Field was born on 15 December 1934 at Windsor and was immediately put up for adoption.

He served two years in the Royal Army Service Corps, seeing service in Korea. When discharged from the military it was with 'a very good character'. The Korean War lasted from 25 June 1950 until an Armistice was signed on 27 July 1953, with 63,000 British troops involved (part of over 1 million troops on the South Korean side). Field would have been 18 when the war was over. While the Service Corps were considered combat personnel, they were primarily associated with transport and logistics.
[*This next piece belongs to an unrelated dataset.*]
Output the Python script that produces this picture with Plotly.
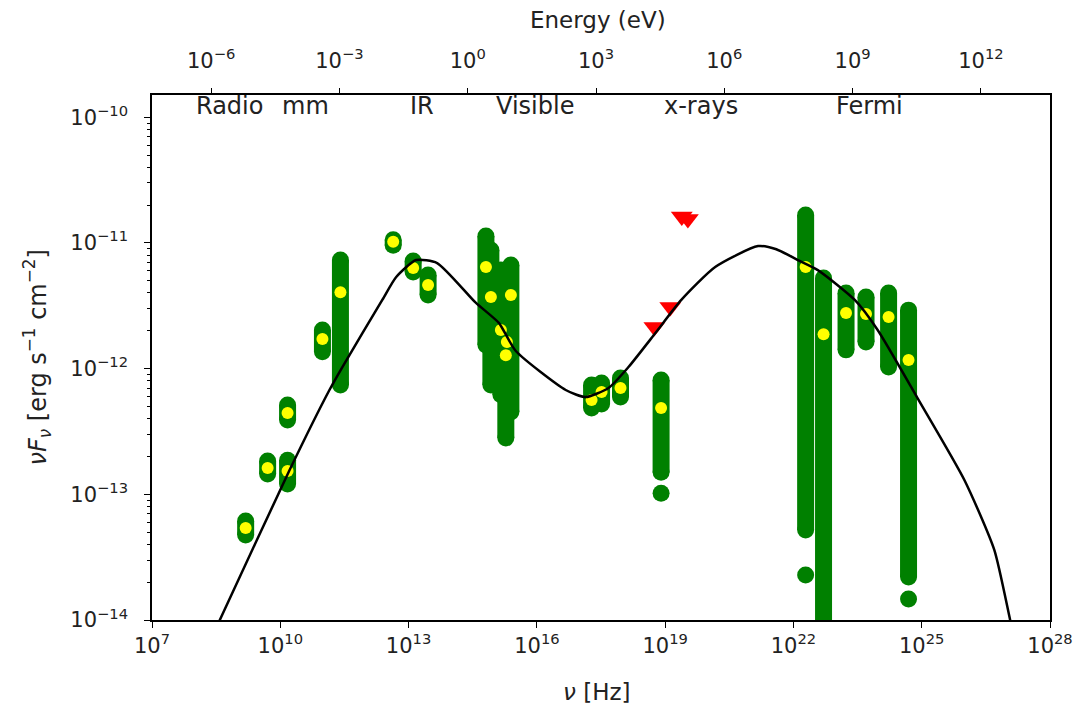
import plotly.graph_objects as go

# Spectral energy distribution: nu F_nu versus frequency

# Measured points: frequency [Hz], flux and its spread (low / high)
obs_nu = [1.55e9, 5.06e9, 1.48e10, 1.48e10, 9.68e10, 2.55e11, 4.37e12, 1.28e13, 2.86e13,
          6.44e14, 8.41e14, 1.44e15, 2.47e15, 1.99e15, 1.88e15,
          1.905e17, 3.26e17, 9.04e17, 8.04e18,
          1.93e22, 5.06e22, 1.70e23, 4.98e23, 1.68e24, 4.92e24]
obs_flux = [5.4e-14, 1.62e-13, 1.53e-13, 4.44e-13, 1.72e-12, 4.06e-12, 1.02e-11, 6.31e-12, 4.62e-12,
            6.43e-12, 3.72e-12, 2.03e-12, 3.86e-12, 1.63e-12, 1.28e-12,
            5.62e-13, 6.52e-13, 7.02e-13, 4.86e-13,
            6.43e-12, 1.88e-12, 2.77e-12, 2.72e-12, 2.58e-12, 1.17e-12]
obs_lo = [4.74e-14, 1.45e-13, 1.21e-13, 3.90e-13, 1.36e-12, 7.41e-13, 9.6e-12, 5.86e-12, 3.86e-12,
          1.54e-12, 7.4e-13, 6.2e-13, 4.52e-13, 5.62e-13, 2.81e-13,
          4.86e-13, 5.22e-13, 5.94e-13, 1.50e-13,
          5.2e-14, 5.0e-15, 1.41e-12, 1.63e-12, 1.03e-12, 2.2e-14]
obs_hi = [6.14e-14, 1.84e-13, 1.87e-13, 5.13e-13, 2.03e-12, 7.31e-12, 1.06e-11, 7.18e-12, 5.56e-12,
          1.135e-11, 8.8e-12, 6.08e-12, 6.67e-12, 3.52e-12, 4.22e-12,
          7.41e-13, 7.67e-13, 8.41e-13, 8.11e-13,
          1.67e-11, 5.26e-12, 3.99e-12, 3.72e-12, 3.99e-12, 2.92e-12]

# Isolated low samples below some of the columns
extra_nu = [8.04e18, 1.93e22, 4.92e24]
extra_flux = [1.02e-13, 2.28e-14, 1.47e-14]

# X-ray upper limits
ul_nu = [5.6e18, 1.32e19, 2.45e19, 3.4e19]
ul_flux = [2.14e-12, 3.09e-12, 1.62e-11, 1.55e-11]

# Model curve
model_nu = [2.51e8, 3.85e8, 1.65e10, 1.41e11, 2.83e11, 2.43e12, 5.14e12, 1.50e13, 4.65e13,
            3.77e14, 1.29e15, 3.22e15, 4.72e16, 1.38e17, 4.74e17, 1.39e18, 5.92e18, 2.39e19,
            1.48e20, 1.49e21, 3.98e21, 1.27e22, 3.72e22, 2.72e23, 9.33e23, 7.98e24, 9.95e25,
            4.98e26, 1.17e27, 1.48e27]
model_flux = [7.3e-15, 1.0e-14, 1.56e-13, 6.76e-13, 1.03e-12, 3.52e-12, 5.36e-12, 7.31e-12, 6.92e-12,
              3.33e-12, 2.31e-12, 1.38e-12, 6.76e-13, 5.94e-13, 7.02e-13, 1.03e-12, 1.92e-12, 3.52e-12,
              6.43e-12, 9.44e-12, 8.9e-12, 7.31e-12, 6.08e-12, 3.52e-12, 2.03e-12, 5.83e-13, 1.30e-13,
              3.61e-14, 1.0e-14, 7.1e-15]

# Band names written along the top of the plot (log10 of frequency)
band_names = ["Radio", "mm", "IR", "Visible", "x-rays", "Fermi"]
band_lognu = [8.82, 10.60, 13.32, 15.95, 19.84, 23.79]

# Tick labels
nu_ticks = [1e7, 1e10, 1e13, 1e16, 1e19, 1e22, 1e25, 1e28]
nu_ticktext = ["10<sup>7</sup>", "10<sup>10</sup>", "10<sup>13</sup>", "10<sup>16</sup>",
               "10<sup>19</sup>", "10<sup>22</sup>", "10<sup>25</sup>", "10<sup>28</sup>"]
ev_ticks = [1e-6, 1e-3, 1e0, 1e3, 1e6, 1e9, 1e12]
ev_ticktext = ["10<sup>−6</sup>", "10<sup>−3</sup>", "10<sup>0</sup>", "10<sup>3</sup>",
               "10<sup>6</sup>", "10<sup>9</sup>", "10<sup>12</sup>"]
flux_ticks = [1e-14, 1e-13, 1e-12, 1e-11, 1e-10]
flux_ticktext = ["10<sup>−14</sup>", "10<sup>−13</sup>", "10<sup>−12</sup>",
                 "10<sup>−11</sup>", "10<sup>−10</sup>"]
# Minor ticks between decades on the flux axis
flux_minor = [k * t for t in flux_ticks for k in range(2, 10)]

LOG_H = -14.3835  # log10 of Planck constant in eV s
NU_RANGE = [7, 28]
FLUX_RANGE = [-14, -9.823]

FONT = "DejaVu Sans"
GREEN = "#008000"
MS = 17

# Columns: a thick segment from low to high, capped by round markers
col_x, col_y = [], []
for nu, lo, hi in zip(obs_nu, obs_lo, obs_hi):
    col_x += [nu, nu, None]
    col_y += [lo, hi, None]

fig = go.Figure()
fig.add_trace(go.Scatter(x=col_x, y=col_y, mode="lines+markers",
                         line=dict(color=GREEN, width=MS),
                         marker=dict(color=GREEN, size=MS, line=dict(width=0)),
                         showlegend=False, hoverinfo="skip"))
fig.add_trace(go.Scatter(x=extra_nu, y=extra_flux, mode="markers",
                         marker=dict(color=GREEN, size=MS, line=dict(width=0)),
                         showlegend=False))
fig.add_trace(go.Scatter(x=obs_nu, y=obs_flux, mode="markers",
                         marker=dict(color="#ffff00", size=12, line=dict(width=0)),
                         showlegend=False))
fig.add_trace(go.Scatter(x=ul_nu, y=ul_flux, mode="markers",
                         marker=dict(color="#ff0000", size=19, symbol="triangle-down",
                                     line=dict(width=0)),
                         showlegend=False))
fig.add_trace(go.Scatter(x=model_nu, y=model_flux, mode="lines",
                         line=dict(color="black", width=2.5, shape="spline", smoothing=0.6),
                         showlegend=False))
# Registers the energy axis along the top
fig.add_trace(go.Scatter(x=[], y=[], xaxis="x2", yaxis="y", showlegend=False))

tickfont = dict(family=FONT, size=21, color="#222")
fig.update_layout(
    width=1085, height=717,
    margin=dict(l=152, r=32, t=95, b=97),
    paper_bgcolor="white", plot_bgcolor="white",
    font=dict(family=FONT, color="black"),
    xaxis=dict(type="log", range=NU_RANGE, tickvals=nu_ticks, ticktext=nu_ticktext,
               showgrid=False, zeroline=False, showline=True, linecolor="black",
               linewidth=1.5, mirror=True, ticks="outside", ticklen=6, tickwidth=1.2,
               tickcolor="black", tickfont=tickfont),
    xaxis2=dict(type="log", overlaying="x", side="top",
                range=[NU_RANGE[0] + LOG_H, NU_RANGE[1] + LOG_H],
                tickvals=ev_ticks, ticktext=ev_ticktext, showgrid=False, zeroline=False,
                ticks="outside", ticklen=6, tickwidth=1.2, tickcolor="black",
                tickfont=tickfont, showline=False, ticklabelstandoff=12),
    yaxis=dict(type="log", range=FLUX_RANGE, tickvals=flux_ticks, ticktext=flux_ticktext,
               showgrid=False, zeroline=False, showline=True, linecolor="black",
               linewidth=1.5, mirror=True, ticks="outside", ticklen=6, tickwidth=1.2,
               tickcolor="black", tickfont=tickfont, ticklabelstandoff=12,
               minor=dict(tickmode="array", tickvals=flux_minor, ticks="outside",
                          ticklen=3.5, tickwidth=1, tickcolor="black", showgrid=False)),
)

annotations = []
for name, lx in zip(band_names, band_lognu):
    annotations.append(dict(x=lx, y=0.979, xref="x", yref="paper", text=name,
                            showarrow=False, font=dict(family=FONT, size=24, color="#222"),
                            xanchor="center", yanchor="middle"))
annotations += [
    dict(x=0.495, y=-0.137, xref="paper", yref="paper", text="<i>ν</i> [Hz]",
         showarrow=False, font=dict(family=FONT, size=23, color="#222"),
         xanchor="center", yanchor="middle"),
    dict(x=0.497, y=1.143, xref="paper", yref="paper", text="Energy (eV)",
         showarrow=False, font=dict(family=FONT, size=23, color="#222"),
         xanchor="center", yanchor="middle"),
    dict(x=-0.1276, y=0.501, xref="paper", yref="paper",
         text="<i>νF<sub>ν</sub></i> [erg s<sup>−1</sup> cm<sup>−2</sup>]",
         showarrow=False, textangle=-90, font=dict(family=FONT, size=24, color="#222"),
         xanchor="center", yanchor="middle"),
]
fig.update_layout(annotations=annotations)

fig.write_html("out.html")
Brian Field quickly became successful in both his personal and professional lives, he married a pretty German girl Karin and rose to be a solicitor's managing clerk for John Wheater & Co. Despite the fact that he was only 28 at the time of the robbery, he was already much more successful than his boss, John Wheater. Field drove a new Jaguar and had a house he called "Kabri" (an amalgam of Karin and Brian) with his wife at the Bridle Path, Whitchurch Hill, Oxfordshire, near Pangbourne, while his boss owned a battered Ford and lived in a rundown neighbourhood. Part of the reason for this is that Field was not averse to giving some of his less savoury clients good information on what some of his wealthier clients had in their country houses, making them prime targets for the thieves. Another key reason, is that an honest solicitor was useless to a career criminal of that era. What was needed was a bent solicitor who could arrange for alibis and friendly witness statements and bribe police and witnesses. As the managing clerk at his law firm, Field was able to carry out these activities and encourage repeat business. On one occasion he described the contents and layout of a house near Weybridge where wife Karin had once been a nanny to a couple of criminals that he represented at various times in his career, Gordon Goody and Buster Edwards. He had arranged Buster's defence when he had been caught with a stolen car, and later met Goody at a nightclub in Soho. Field was then called upon to assist in the defence of Goody in the aftermath of the "Airport Job" which was a robbery carried out on 27 November 1962 at a branch of Barclays Bank at London Airport. This was the big practice robbery that the South West Gang had done prior to their grand scheme – the Great Train Robbery. Field was successful in arranging bail for Goody and Charlie Wilson.